- Directive: Quote the whole listing exactly. Leave the pictures out of your copy.

◇ ◇ ◇ ◇

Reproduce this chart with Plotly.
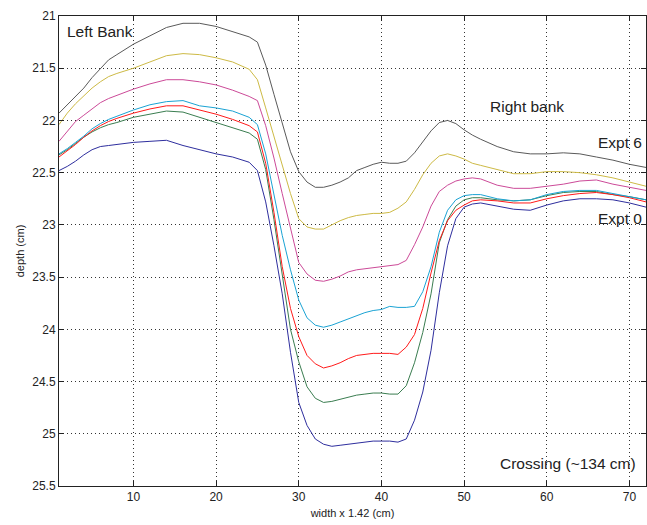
import plotly.graph_objects as go

# Cross-section sample positions (width x 1.42, cm)
width = [1, 2, 3, 4, 5, 6, 7, 8, 10, 12, 14, 16, 18, 20, 22, 24,
         25, 26, 27, 28, 29, 30, 31, 32, 33, 34, 35, 36, 37, 38, 39, 40,
         41, 42, 43, 44, 45, 46, 47, 48, 49, 50, 51, 52,
         54, 56, 58, 60, 62, 64, 66, 68, 70, 72]

# Bed depth (cm) for each experiment
expt0 = [22.48, 22.44, 22.39, 22.33, 22.28, 22.25, 22.24, 22.23, 22.21, 22.20, 22.19, 22.24, 22.28, 22.32, 22.35, 22.40,
         22.48, 22.78, 23.20, 23.66, 24.22, 24.70, 24.92, 25.05, 25.10, 25.12, 25.11, 25.10, 25.09, 25.08, 25.07, 25.07,
         25.07, 25.08, 25.05, 24.87, 24.60, 24.20, 23.65, 23.20, 22.94, 22.83, 22.80, 22.79,
         22.82, 22.85, 22.86, 22.81, 22.77, 22.75, 22.75, 22.76, 22.79, 22.83]
expt1 = [22.33, 22.28, 22.22, 22.16, 22.11, 22.07, 22.04, 22.02, 21.97, 21.94, 21.91, 21.92, 21.97, 22.02, 22.07, 22.12,
         22.18, 22.47, 22.95, 23.50, 24.00, 24.31, 24.55, 24.66, 24.70, 24.69, 24.67, 24.65, 24.63, 24.62, 24.61, 24.61,
         24.62, 24.62, 24.54, 24.32, 24.03, 23.66, 23.17, 22.95, 22.82, 22.76, 22.74, 22.74,
         22.76, 22.77, 22.76, 22.72, 22.69, 22.68, 22.68, 22.71, 22.73, 22.76]
expt2 = [22.35, 22.29, 22.23, 22.16, 22.10, 22.05, 22.01, 21.98, 21.93, 21.89, 21.86, 21.86, 21.90, 21.94, 21.99, 22.05,
         22.11, 22.41, 22.88, 23.40, 23.80, 24.07, 24.25, 24.33, 24.37, 24.35, 24.32, 24.28, 24.25, 24.24, 24.23, 24.23,
         24.23, 24.24, 24.17, 24.05, 23.80, 23.46, 23.15, 22.96, 22.86, 22.81, 22.77, 22.76,
         22.77, 22.79, 22.79, 22.75, 22.72, 22.70, 22.69, 22.71, 22.74, 22.78]
expt3 = [22.32, 22.27, 22.21, 22.15, 22.08, 22.03, 21.99, 21.96, 21.90, 21.85, 21.82, 21.81, 21.86, 21.88, 21.91, 21.97,
         22.04, 22.32, 22.70, 23.10, 23.43, 23.72, 23.89, 23.96, 23.98, 23.96, 23.93, 23.90, 23.87, 23.84, 23.82, 23.81,
         23.78, 23.79, 23.79, 23.78, 23.64, 23.40, 23.07, 22.86, 22.76, 22.72, 22.71, 22.71,
         22.75, 22.77, 22.76, 22.71, 22.68, 22.67, 22.67, 22.70, 22.73, 22.76]
expt4 = [22.20, 22.10, 22.01, 21.95, 21.89, 21.83, 21.79, 21.76, 21.70, 21.65, 21.61, 21.61, 21.63, 21.66, 21.71, 21.77,
         21.81, 22.05, 22.36, 22.70, 23.04, 23.36, 23.47, 23.53, 23.54, 23.52, 23.49, 23.45, 23.43, 23.42, 23.41, 23.40,
         23.39, 23.38, 23.34, 23.19, 23.02, 22.82, 22.68, 22.62, 22.58, 22.56, 22.55, 22.56,
         22.62, 22.65, 22.65, 22.63, 22.61, 22.58, 22.57, 22.61, 22.64, 22.67]
expt5 = [22.04, 21.93, 21.84, 21.76, 21.69, 21.63, 21.58, 21.55, 21.50, 21.44, 21.38, 21.36, 21.37, 21.40, 21.44, 21.51,
         21.61, 21.88, 22.15, 22.42, 22.70, 22.94, 23.02, 23.04, 23.04, 23.00, 22.96, 22.93, 22.91, 22.90, 22.89, 22.89,
         22.88, 22.84, 22.78, 22.66, 22.52, 22.41, 22.34, 22.32, 22.34, 22.37, 22.41, 22.43,
         22.47, 22.51, 22.51, 22.49, 22.49, 22.50, 22.52, 22.55, 22.59, 22.63]
expt6 = [21.93, 21.85, 21.78, 21.69, 21.59, 21.50, 21.42, 21.37, 21.27, 21.19, 21.11, 21.07, 21.07, 21.10, 21.15, 21.20,
         21.25, 21.47, 21.75, 22.02, 22.30, 22.49, 22.59, 22.64, 22.64, 22.62, 22.59, 22.55, 22.48, 22.45, 22.42, 22.40,
         22.41, 22.41, 22.39, 22.31, 22.21, 22.10, 22.02, 22.00, 22.03, 22.09, 22.14, 22.18,
         22.25, 22.30, 22.32, 22.32, 22.31, 22.32, 22.35, 22.38, 22.42, 22.45]

series_names = ["Expt 0", "Expt 1", "Expt 2", "Expt 3", "Expt 4", "Expt 5", "Expt 6"]
series_values = [expt0, expt1, expt2, expt3, expt4, expt5, expt6]
series_colors = ["#2E2E9E", "#3A7D50", "#FF1A1A", "#1AA3D4", "#CC4A98", "#CDBA45", "#5A5A5A"]

y_ticks = [21, 21.5, 22, 22.5, 23, 23.5, 24, 24.5, 25, 25.5]
y_tick_labels = ["21", "21.5", "22", "22.5", "23", "23.5", "24", "24.5", "25", "25.5"]
x_ticks = [10, 20, 30, 40, 50, 60, 70]

FONT = "Liberation Sans, Arial, Helvetica, sans-serif"

fig = go.Figure()
for name, vals, col in zip(series_names, series_values, series_colors):
    fig.add_trace(go.Scatter(x=width, y=vals, mode="lines", name=name,
                             line=dict(color=col, width=1)))

axis_common = dict(
    showline=True, linecolor="#222", linewidth=1, mirror="ticks",
    ticks="inside", ticklen=5, tickcolor="#222", tickwidth=1,
    showgrid=True, gridcolor="#333", gridwidth=1, griddash="1px,3px",
    zeroline=False,
    tickfont=dict(family=FONT, size=12, color="#222"),
)

fig.update_xaxes(range=[1, 72], tickvals=x_ticks, **axis_common,
                 title=dict(text="width x 1.42 (cm)", standoff=5,
                            font=dict(family=FONT, size=11, color="#222")))
fig.update_yaxes(range=[25.5, 21], tickvals=y_ticks, ticktext=y_tick_labels, **axis_common,
                 title=dict(text="depth (cm)", standoff=5,
                            font=dict(family=FONT, size=11, color="#222")))

labels = [
    ("Left Bank", 1.75, 21.15),
    ("Right bank", 52.9, 21.87),
    ("Expt 6", 66.0, 22.21),
    ("Expt 0", 66.0, 22.94),
    ("Crossing (~134 cm)", 54.1, 25.28),
]
for txt, x, y in labels:
    fig.add_annotation(x=x, y=y, xref="x", yref="y", text=txt, showarrow=False,
                       xanchor="left", yanchor="middle",
                       font=dict(family=FONT, size=15.5, color="#222"))

fig.update_layout(
    width=647, height=525,
    margin=dict(l=59, r=1, t=16, b=39),
    paper_bgcolor="white", plot_bgcolor="white",
    showlegend=False,
)

fig.write_html("out.html")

◇ ◇ ◇ ◇

- Exercise result:
Reproduce this chart with Plotly.
import plotly.graph_objects as go

# Cross-section sample positions (width x 1.42, cm)
width = [1, 2, 3, 4, 5, 6, 7, 8, 10, 12, 14, 16, 18, 20, 22, 24,
         25, 26, 27, 28, 29, 30, 31, 32, 33, 34, 35, 36, 37, 38, 39, 40,
         41, 42, 43, 44, 45, 46, 47, 48, 49, 50, 51, 52,
         54, 56, 58, 60, 62, 64, 66, 68, 70, 72]

# Bed depth (cm) for each experiment
expt0 = [22.48, 22.44, 22.39, 22.33, 22.28, 22.25, 22.24, 22.23, 22.21, 22.20, 22.19, 22.24, 22.28, 22.32, 22.35, 22.40,
         22.48, 22.78, 23.20, 23.66, 24.22, 24.70, 24.92, 25.05, 25.10, 25.12, 25.11, 25.10, 25.09, 25.08, 25.07, 25.07,
         25.07, 25.08, 25.05, 24.87, 24.60, 24.20, 23.65, 23.20, 22.94, 22.83, 22.80, 22.79,
         22.82, 22.85, 22.86, 22.81, 22.77, 22.75, 22.75, 22.76, 22.79, 22.83]
expt1 = [22.33, 22.28, 22.22, 22.16, 22.11, 22.07, 22.04, 22.02, 21.97, 21.94, 21.91, 21.92, 21.97, 22.02, 22.07, 22.12,
         22.18, 22.47, 22.95, 23.50, 24.00, 24.31, 24.55, 24.66, 24.70, 24.69, 24.67, 24.65, 24.63, 24.62, 24.61, 24.61,
         24.62, 24.62, 24.54, 24.32, 24.03, 23.66, 23.17, 22.95, 22.82, 22.76, 22.74, 22.74,
         22.76, 22.77, 22.76, 22.72, 22.69, 22.68, 22.68, 22.71, 22.73, 22.76]
expt2 = [22.35, 22.29, 22.23, 22.16, 22.10, 22.05, 22.01, 21.98, 21.93, 21.89, 21.86, 21.86, 21.90, 21.94, 21.99, 22.05,
         22.11, 22.41, 22.88, 23.40, 23.80, 24.07, 24.25, 24.33, 24.37, 24.35, 24.32, 24.28, 24.25, 24.24, 24.23, 24.23,
         24.23, 24.24, 24.17, 24.05, 23.80, 23.46, 23.15, 22.96, 22.86, 22.81, 22.77, 22.76,
         22.77, 22.79, 22.79, 22.75, 22.72, 22.70, 22.69, 22.71, 22.74, 22.78]
expt3 = [22.32, 22.27, 22.21, 22.15, 22.08, 22.03, 21.99, 21.96, 21.90, 21.85, 21.82, 21.81, 21.86, 21.88, 21.91, 21.97,
         22.04, 22.32, 22.70, 23.10, 23.43, 23.72, 23.89, 23.96, 23.98, 23.96, 23.93, 23.90, 23.87, 23.84, 23.82, 23.81,
         23.78, 23.79, 23.79, 23.78, 23.64, 23.40, 23.07, 22.86, 22.76, 22.72, 22.71, 22.71,
         22.75, 22.77, 22.76, 22.71, 22.68, 22.67, 22.67, 22.70, 22.73, 22.76]
expt4 = [22.20, 22.10, 22.01, 21.95, 21.89, 21.83, 21.79, 21.76, 21.70, 21.65, 21.61, 21.61, 21.63, 21.66, 21.71, 21.77,
         21.81, 22.05, 22.36, 22.70, 23.04, 23.36, 23.47, 23.53, 23.54, 23.52, 23.49, 23.45, 23.43, 23.42, 23.41, 23.40,
         23.39, 23.38, 23.34, 23.19, 23.02, 22.82, 22.68, 22.62, 22.58, 22.56, 22.55, 22.56,
         22.62, 22.65, 22.65, 22.63, 22.61, 22.58, 22.57, 22.61, 22.64, 22.67]
expt5 = [22.04, 21.93, 21.84, 21.76, 21.69, 21.63, 21.58, 21.55, 21.50, 21.44, 21.38, 21.36, 21.37, 21.40, 21.44, 21.51,
         21.61, 21.88, 22.15, 22.42, 22.70, 22.94, 23.02, 23.04, 23.04, 23.00, 22.96, 22.93, 22.91, 22.90, 22.89, 22.89,
         22.88, 22.84, 22.78, 22.66, 22.52, 22.41, 22.34, 22.32, 22.34, 22.37, 22.41, 22.43,
         22.47, 22.51, 22.51, 22.49, 22.49, 22.50, 22.52, 22.55, 22.59, 22.63]
expt6 = [21.93, 21.85, 21.78, 21.69, 21.59, 21.50, 21.42, 21.37, 21.27, 21.19, 21.11, 21.07, 21.07, 21.10, 21.15, 21.20,
         21.25, 21.47, 21.75, 22.02, 22.30, 22.49, 22.59, 22.64, 22.64, 22.62, 22.59, 22.55, 22.48, 22.45, 22.42, 22.40,
         22.41, 22.41, 22.39, 22.31, 22.21, 22.10, 22.02, 22.00, 22.03, 22.09, 22.14, 22.18,
         22.25, 22.30, 22.32, 22.32, 22.31, 22.32, 22.35, 22.38, 22.42, 22.45]

series_names = ["Expt 0", "Expt 1", "Expt 2", "Expt 3", "Expt 4", "Expt 5", "Expt 6"]
series_values = [expt0, expt1, expt2, expt3, expt4, expt5, expt6]
series_colors = ["#2E2E9E", "#3A7D50", "#FF1A1A", "#1AA3D4", "#CC4A98", "#CDBA45", "#5A5A5A"]

y_ticks = [21, 21.5, 22, 22.5, 23, 23.5, 24, 24.5, 25, 25.5]
y_tick_labels = ["21", "21.5", "22", "22.5", "23", "23.5", "24", "24.5", "25", "25.5"]
x_ticks = [10, 20, 30, 40, 50, 60, 70]

FONT = "Liberation Sans, Arial, Helvetica, sans-serif"

fig = go.Figure()
for name, vals, col in zip(series_names, series_values, series_colors):
    fig.add_trace(go.Scatter(x=width, y=vals, mode="lines", name=name,
                             line=dict(color=col, width=1)))

axis_common = dict(
    showline=True, linecolor="#222", linewidth=1, mirror="ticks",
    ticks="inside", ticklen=5, tickcolor="#222", tickwidth=1,
    showgrid=True, gridcolor="#333", gridwidth=1, griddash="1px,3px",
    zeroline=False,
    tickfont=dict(family=FONT, size=12, color="#222"),
)

fig.update_xaxes(range=[1, 72], tickvals=x_ticks, **axis_common,
                 title=dict(text="width x 1.42 (cm)", standoff=5,
                            font=dict(family=FONT, size=11, color="#222")))
fig.update_yaxes(range=[25.5, 21], tickvals=y_ticks, ticktext=y_tick_labels, **axis_common,
                 title=dict(text="depth (cm)", standoff=5,
                            font=dict(family=FONT, size=11, color="#222")))

labels = [
    ("Left Bank", 1.75, 21.15),
    ("Right bank", 52.9, 21.87),
    ("Expt 6", 66.0, 22.21),
    ("Expt 0", 66.0, 22.94),
    ("Crossing (~134 cm)", 54.1, 25.28),
]
for txt, x, y in labels:
    fig.add_annotation(x=x, y=y, xref="x", yref="y", text=txt, showarrow=False,
                       xanchor="left", yanchor="middle",
                       font=dict(family=FONT, size=15.5, color="#222"))

fig.update_layout(
    width=647, height=525,
    margin=dict(l=59, r=1, t=16, b=39),
    paper_bgcolor="white", plot_bgcolor="white",
    showlegend=False,
)

fig.write_html("out.html")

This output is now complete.